• **Source excerpt**
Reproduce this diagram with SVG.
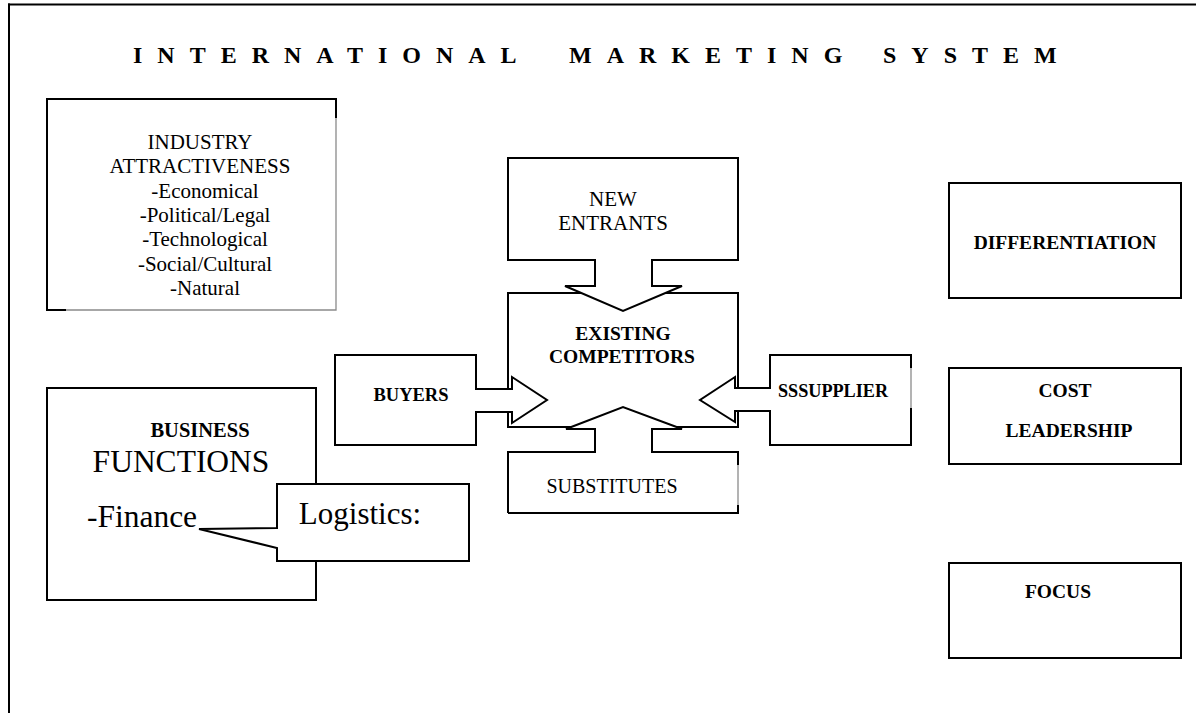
<svg xmlns="http://www.w3.org/2000/svg" width="1196" height="713" viewBox="0 0 1196 713">
<style>
text{font-family:"Liberation Serif","Times New Roman",serif;fill:#000;text-anchor:middle}
.b{font-weight:bold}
.shape{fill:#fff;stroke:#000;stroke-width:2;stroke-linejoin:miter}
.line{stroke:#000;stroke-width:2;fill:none}
.grey{stroke:#8a8a8a;stroke-width:1.3;fill:none}
.title{font-weight:bold;font-size:24px;letter-spacing:15px;text-anchor:start}
</style>
<rect width="1196" height="713" fill="#fff"/>
<g id="frame">
<line class="line" x1="8" y1="4.5" x2="1196" y2="4.5" stroke-width="2.5"/>
<line class="line" x1="9" y1="3.5" x2="9" y2="713" stroke-width="2.5"/>
</g>
<g id="title">
<text class="title" x="133" y="63">INTERNATIONAL</text>
<text class="title" x="569" y="63">MARKETING</text>
<text class="title" x="883" y="63">SYSTEM</text>
</g>
<g id="industry">
<rect x="47" y="99" width="289" height="211" fill="#fff"/>
<path class="line" d="M66,310 H47 V99 H336 V118"/>
<path class="grey" d="M336,118 V310 H66"/>
<g font-size="21">
<text x="200" y="149">INDUSTRY</text>
<text x="200" y="173">ATTRACTIVENESS</text>
<text x="205" y="198">-Economical</text>
<text x="205" y="222">-Political/Legal</text>
<text x="205" y="246">-Technological</text>
<text x="205" y="271">-Social/Cultural</text>
<text x="205" y="295">-Natural</text>
</g>
</g>
<g id="competitors">
<rect class="shape" x="508" y="293" width="230" height="134"/>
</g>
<g id="new-entrants">
<path class="shape" d="M508,158 H738 V260 H652 V286 H682 L623,311 L565,286 H595 V260 H508 Z"/>
<text x="613" y="206" font-size="21">NEW</text>
<text x="613" y="230" font-size="21">ENTRANTS</text>
</g>
<g id="substitutes">
<path class="shape" d="M508,513 V452 H595 V429 H566 L623,407 L682,429 H652 V452 H738 V465"/>
<path class="line" d="M738,505 V513 H508"/>
<path class="grey" d="M738,465 V505"/>
<text x="612" y="493" font-size="20">SUBSTITUTES</text>
</g>
<g id="buyers">
<path class="shape" d="M335,355 H476 V389 H512 V377 L547,400 L512,423 V412 H476 V445 H335 Z"/>
<text class="b" x="411" y="401" font-size="18.5">BUYERS</text>
</g>
<g id="supplier">
<path class="shape" d="M911,368 V355 H770 V388 H735 V377 L700,400 L735,422 V411 H770 V445 H911 V408"/>
<path class="grey" d="M911,368 V408"/>
<text class="b" x="833" y="397" font-size="18.2">SSSUPPLIER</text>
</g>
<g id="competitors-label">
<text class="b" x="623" y="340" font-size="19.5">EXISTING</text>
<text class="b" x="622" y="363" font-size="19.5">COMPETITORS</text>
</g>
<g id="business">
<rect class="shape" x="47" y="388" width="269" height="212"/>
<text class="b" x="200" y="437" font-size="20.5">BUSINESS</text>
<text x="181" y="472" font-size="31.5">FUNCTIONS</text>
<text x="142" y="527" font-size="31.5">-Finance</text>
</g>
<g id="logistics">
<path class="shape" d="M277,484 H469 V561 H277 V548 L199,529 L277,528 Z"/>
<text x="360" y="524" font-size="31">Logistics:</text>
</g>
<g id="differentiation">
<rect class="shape" x="949" y="183" width="232" height="115"/>
<text class="b" x="1065" y="249" font-size="19.5">DIFFERENTIATION</text>
</g>
<g id="cost-leadership">
<rect class="shape" x="949" y="368" width="232" height="96"/>
<text class="b" x="1065" y="397" font-size="19.5">COST</text>
<text class="b" x="1069" y="437" font-size="19.5">LEADERSHIP</text>
</g>
<g id="focus">
<rect class="shape" x="949" y="563" width="232" height="95"/>
<text class="b" x="1058" y="598" font-size="19.5">FOCUS</text>
</g>
<g id="connectors"></g>
</svg>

• **Short problem**
Copy out all of the material exactly as written, without its pictures.

• **Result**
Reproduce this diagram with SVG.
<svg xmlns="http://www.w3.org/2000/svg" width="1196" height="713" viewBox="0 0 1196 713">
<style>
text{font-family:"Liberation Serif","Times New Roman",serif;fill:#000;text-anchor:middle}
.b{font-weight:bold}
.shape{fill:#fff;stroke:#000;stroke-width:2;stroke-linejoin:miter}
.line{stroke:#000;stroke-width:2;fill:none}
.grey{stroke:#8a8a8a;stroke-width:1.3;fill:none}
.title{font-weight:bold;font-size:24px;letter-spacing:15px;text-anchor:start}
</style>
<rect width="1196" height="713" fill="#fff"/>
<g id="frame">
<line class="line" x1="8" y1="4.5" x2="1196" y2="4.5" stroke-width="2.5"/>
<line class="line" x1="9" y1="3.5" x2="9" y2="713" stroke-width="2.5"/>
</g>
<g id="title">
<text class="title" x="133" y="63">INTERNATIONAL</text>
<text class="title" x="569" y="63">MARKETING</text>
<text class="title" x="883" y="63">SYSTEM</text>
</g>
<g id="industry">
<rect x="47" y="99" width="289" height="211" fill="#fff"/>
<path class="line" d="M66,310 H47 V99 H336 V118"/>
<path class="grey" d="M336,118 V310 H66"/>
<g font-size="21">
<text x="200" y="149">INDUSTRY</text>
<text x="200" y="173">ATTRACTIVENESS</text>
<text x="205" y="198">-Economical</text>
<text x="205" y="222">-Political/Legal</text>
<text x="205" y="246">-Technological</text>
<text x="205" y="271">-Social/Cultural</text>
<text x="205" y="295">-Natural</text>
</g>
</g>
<g id="competitors">
<rect class="shape" x="508" y="293" width="230" height="134"/>
</g>
<g id="new-entrants">
<path class="shape" d="M508,158 H738 V260 H652 V286 H682 L623,311 L565,286 H595 V260 H508 Z"/>
<text x="613" y="206" font-size="21">NEW</text>
<text x="613" y="230" font-size="21">ENTRANTS</text>
</g>
<g id="substitutes">
<path class="shape" d="M508,513 V452 H595 V429 H566 L623,407 L682,429 H652 V452 H738 V465"/>
<path class="line" d="M738,505 V513 H508"/>
<path class="grey" d="M738,465 V505"/>
<text x="612" y="493" font-size="20">SUBSTITUTES</text>
</g>
<g id="buyers">
<path class="shape" d="M335,355 H476 V389 H512 V377 L547,400 L512,423 V412 H476 V445 H335 Z"/>
<text class="b" x="411" y="401" font-size="18.5">BUYERS</text>
</g>
<g id="supplier">
<path class="shape" d="M911,368 V355 H770 V388 H735 V377 L700,400 L735,422 V411 H770 V445 H911 V408"/>
<path class="grey" d="M911,368 V408"/>
<text class="b" x="833" y="397" font-size="18.2">SSSUPPLIER</text>
</g>
<g id="competitors-label">
<text class="b" x="623" y="340" font-size="19.5">EXISTING</text>
<text class="b" x="622" y="363" font-size="19.5">COMPETITORS</text>
</g>
<g id="business">
<rect class="shape" x="47" y="388" width="269" height="212"/>
<text class="b" x="200" y="437" font-size="20.5">BUSINESS</text>
<text x="181" y="472" font-size="31.5">FUNCTIONS</text>
<text x="142" y="527" font-size="31.5">-Finance</text>
</g>
<g id="logistics">
<path class="shape" d="M277,484 H469 V561 H277 V548 L199,529 L277,528 Z"/>
<text x="360" y="524" font-size="31">Logistics:</text>
</g>
<g id="differentiation">
<rect class="shape" x="949" y="183" width="232" height="115"/>
<text class="b" x="1065" y="249" font-size="19.5">DIFFERENTIATION</text>
</g>
<g id="cost-leadership">
<rect class="shape" x="949" y="368" width="232" height="96"/>
<text class="b" x="1065" y="397" font-size="19.5">COST</text>
<text class="b" x="1069" y="437" font-size="19.5">LEADERSHIP</text>
</g>
<g id="focus">
<rect class="shape" x="949" y="563" width="232" height="95"/>
<text class="b" x="1058" y="598" font-size="19.5">FOCUS</text>
</g>
<g id="connectors"></g>
</svg>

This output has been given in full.